У. Чамберс в книге «Свидетель» описывает эти годы, «как неудержимый дрейф к коммунизму американских интеллектуалов из средних классов»[100]. «Те, кто еще совсем недавно рекламировался как «капитаны индустрии» и «творцы просперити», были полностью дискредитированы. «Капитализм подвергся сейчас испытанию, и он его не выдержал, – говорилось, например, на собрании одной из церковных общин в штате Огайо в сентябре 1932 г. – Экономическая система, при которой погоня за прибылью ведет к разрушению благосостояния народа, должна быть либо полностью отброшена, – либо фундаментально изменена». В журнале «World Tomorrow» в марте 1933 г. под заголовком «После капитализма – что?», виднейший протестантский теолог Р. Нибур писал: «Капитализм умирает, потому что его экономическая основа пришла в противоречие с индустриальным строем, базирующимся на массовом производстве… И он должен умереть, ибо он показал полную неспособность сделать богатства, творимые современной технологией, доступными тем, кто их создает»[101].
«Утверждение социализма в СССР, – отмечал американский историк А. Экирх, – привело к нарастанию разочарования в индивидуализме; усилению требований ввести экономическое планирование и расширить правительственное вмешательство в экономику»[102]. Так, в марте 1934 г. на очередном съезде Фермерской – рабочей партии Миннесоты губернатор Ф. Олсон заявил: «Я считаю, что современная система государства потерпит крах, если капитализм не сможет предотвратить новое наступление экономической депрессии. Я думаю, что стабильность в обществе может быть достигнута только тогда, когда основные отрасли американской промышленности будут переданы в собственность государства»[103].

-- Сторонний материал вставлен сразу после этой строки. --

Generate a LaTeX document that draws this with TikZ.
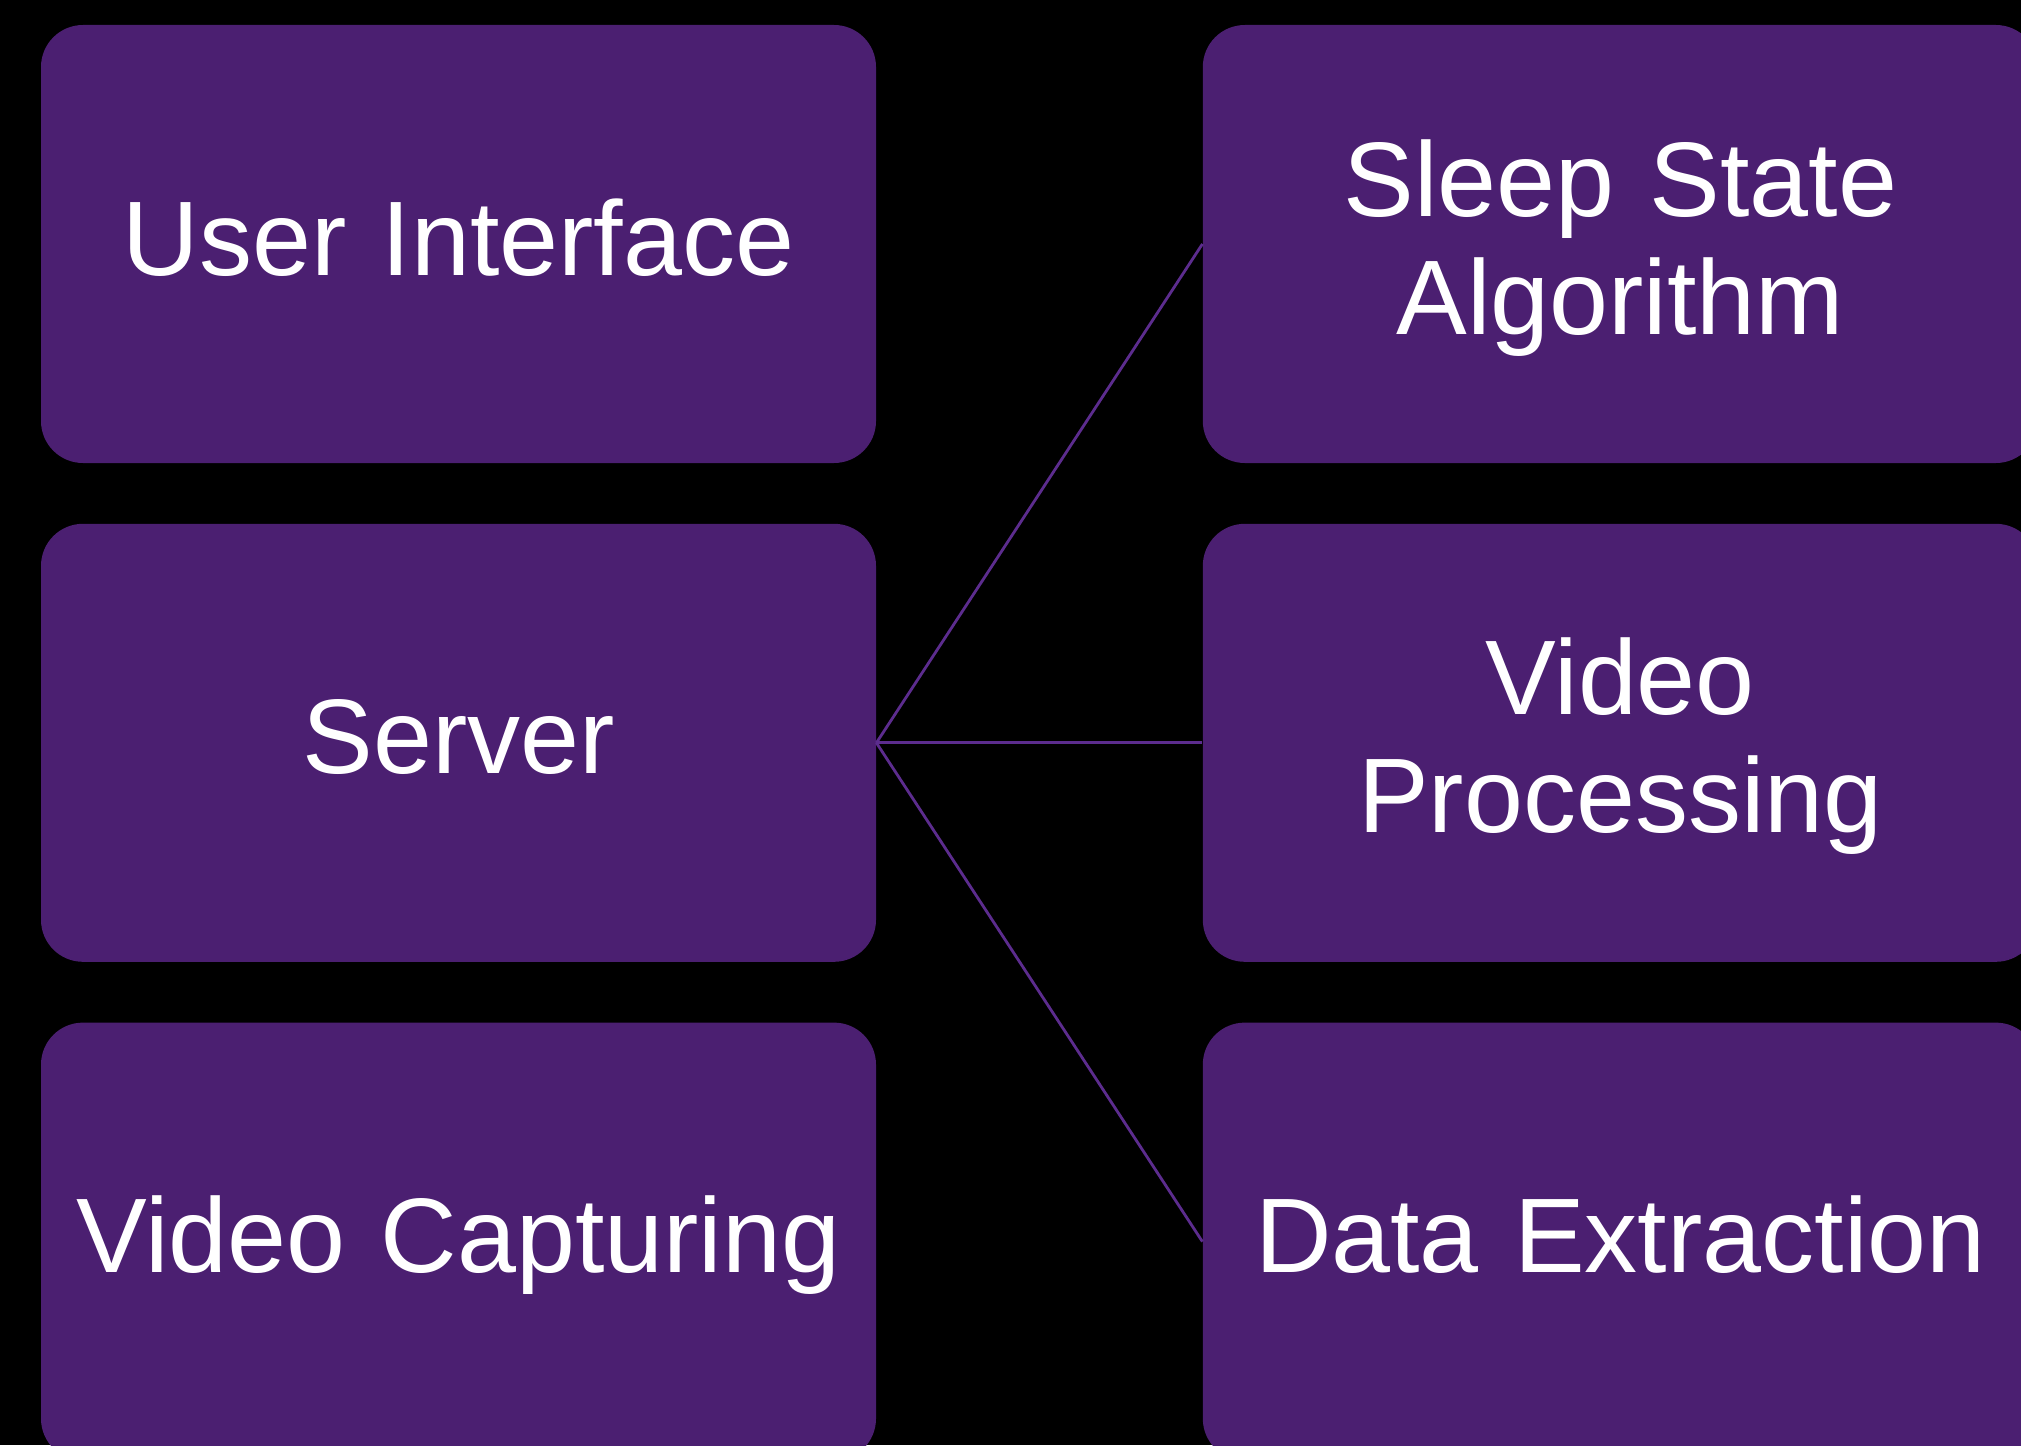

Новая программа партии выдвинула требование национализации всех основных отраслей промышленности, транспорта и банковской системы страны. «Практически на всех уровнях социальной и политической мысли существовало убеждение, что американская система экономики и предпринимательства должна подвергнуться коренным изменениям. Впервые после популизма 1890-х годов широкую поддержку получили радикальные налоговые и политические теории. Существенно, что ни одна значимая группа интересов, ни один социальный класс не желали свободной игры естественных сил»[104].